Three Ways to Bridge Canada's Innovation Gap

This op-ed was originally published by the Toronto Star on Tuesday, April 9, 2013. Read it on the Toronto Star's website.

On Thursday the Conference Board of Canada continued the steady drip of disappointing news about Canada’s research and innovation performance.

Ranked 13 of 16 industrialized countries for innovation and related metrics, Canada faces what can only be diagnosed as a crisis of complacency.

What else could it be? When it comes to revving up our innovation engines, we’ve got everything we need.

We’ve got the human capital, thanks to the country’s world-leading rates of post-secondary education attainment; we’ve got the financial capital, with an estimated $600 billion in so-called “dead money” smothering corporate balance sheets; and governments have shown they’re willing to spend the political capital: Canada has one of the most accommodating research and development tax structures in the Organization for Economic Co-operation and Development.

We’re innovation laggards in spite of ourselves.

The good news is that we have the power to change things for the better.

We have to stop thinking of innovation as marginal improvement of a handful of financial measurements driven by incremental policy tinkering. Those measurements – even when they’re tracking in the right direction – are merely scattered proxies, inconclusive symptoms of a far deeper cultural and economic circumstance.

Innovation accelerates society’s capacity for revitalization and growth. It’s a phenomenon that flows from the optimized interplay of the right inputs. But what are they?

Educational attainment is part of it, and so is wealth and so is political will. The gap for Canada is our underutilization of universities as hubs for innovation, the absence of robust access to capital and our dangerous retreat from basic research.

Universities aren’t inevitably or obviously well-springs of innovation – but they can be, with the right mix of policies and priorities. Most importantly, universities should adopt inventor-owns intellectual property policies as magnets for the world’s best and most entrepreneurial researchers. They should foster the innovation that naturally follows.

Entrepreneurial researchers are a package deal. They develop valuable IP to drive private sector innovation and business relocation, and they attract entrepreneurial students who in turn create local businesses and wealth if you give them the tools and capital access.

The University of Waterloo’s inventor-owns IP policy and our co-operative education program draw entrepreneurial students en masse to our campus, where huge spaces are now dedicated to student entrepreneurial space and start-up incubation.
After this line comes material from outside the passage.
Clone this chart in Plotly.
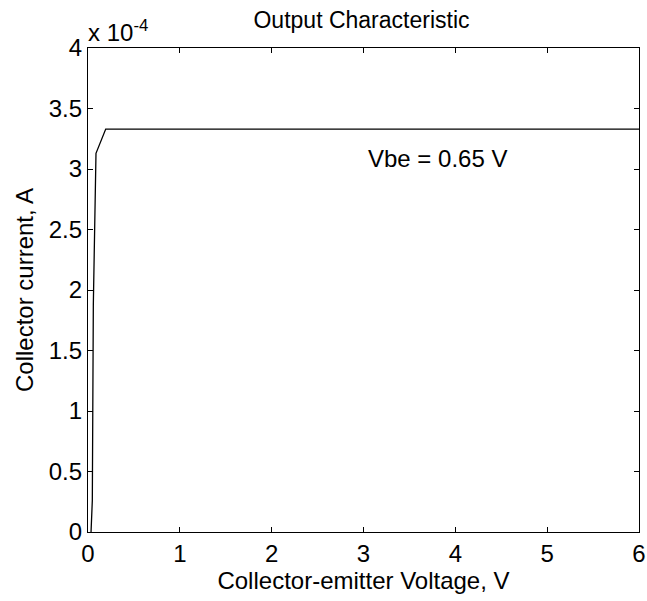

Since 2008, student entrepreneurs from our VeloCity program alone have created 45 businesses and generated $70 million in revenue.

Access to capital is another key ingredient, conspicuous in its absence from the Canadian innovation mix. Without access to capital, good ideas go south of the border. It’s that simple. Creating a critical mass of capital accessibility requires smart policy and direct public investment to improve our national venture capital system. Public investment has been key to bringing fledgling VC markets to viability across the United States, in Israel and elsewhere. Already in Canada, companies awarded major defence contracts are normally required to reinvest in the Canadian economy through a range of approved expenditures, under the Industrial and Regional Benefits policy. Why not make VC investment eligible and encouraged under these government procurement rules?

Basic research is the third absentee from Canada’s approach to innovation. A profound and dangerous misunderstanding about the value of research is pervading Canada’s public discourse. We need to snap out of it. Funding for applied research – that is, research specifically designed to achieve a commercial purpose – is holding steady or rising, while funding for basic research is on the wane.

Cuts to basic research dam up the flow of human knowledge and understanding, and thus the ability of societies to revitalize and grow. Basic research is the ultimate source of human knowledge. It’s who we are: discoverers, explorers and beholders of the world around us. Basic research – like theoretical physics and quantum information science – dives deeply into the big questions of matter, movement and meaning, and the only reason it doesn’t look like commercial opportunity is because it’s simply too far upstream to perceive its potential.

We need to bring university innovation, access to capital and basic research to the table – now. This month, the University of Waterloo will host the first annual Leadership Innovation Conference, designed to further understand and expand the innovation ecosystem that has catapulted Waterloo, Ont. to the top end of global innovation ecosystem rankings such as Startup Genome. We’re bringing researchers, entrepreneurs, investors and visionaries together to build on our regional success, and to signal a way forward for regional economic ecosystems in Ontario and across the country.

In Waterloo Region, massive investments of vision and capital from legendary innovator Mike Lazaridis are leveraging the University of Waterloo’s global leadership position in quantum information science to create the new Quantum Valley. Here in Canada’s innovation capital, we know that deep research, entrepreneurialism and VC systems are each indispensable enablers of innovation.

We’re going to tell our story and offer solutions by taking concrete action – that most elusive and critical innovation enabler of them all.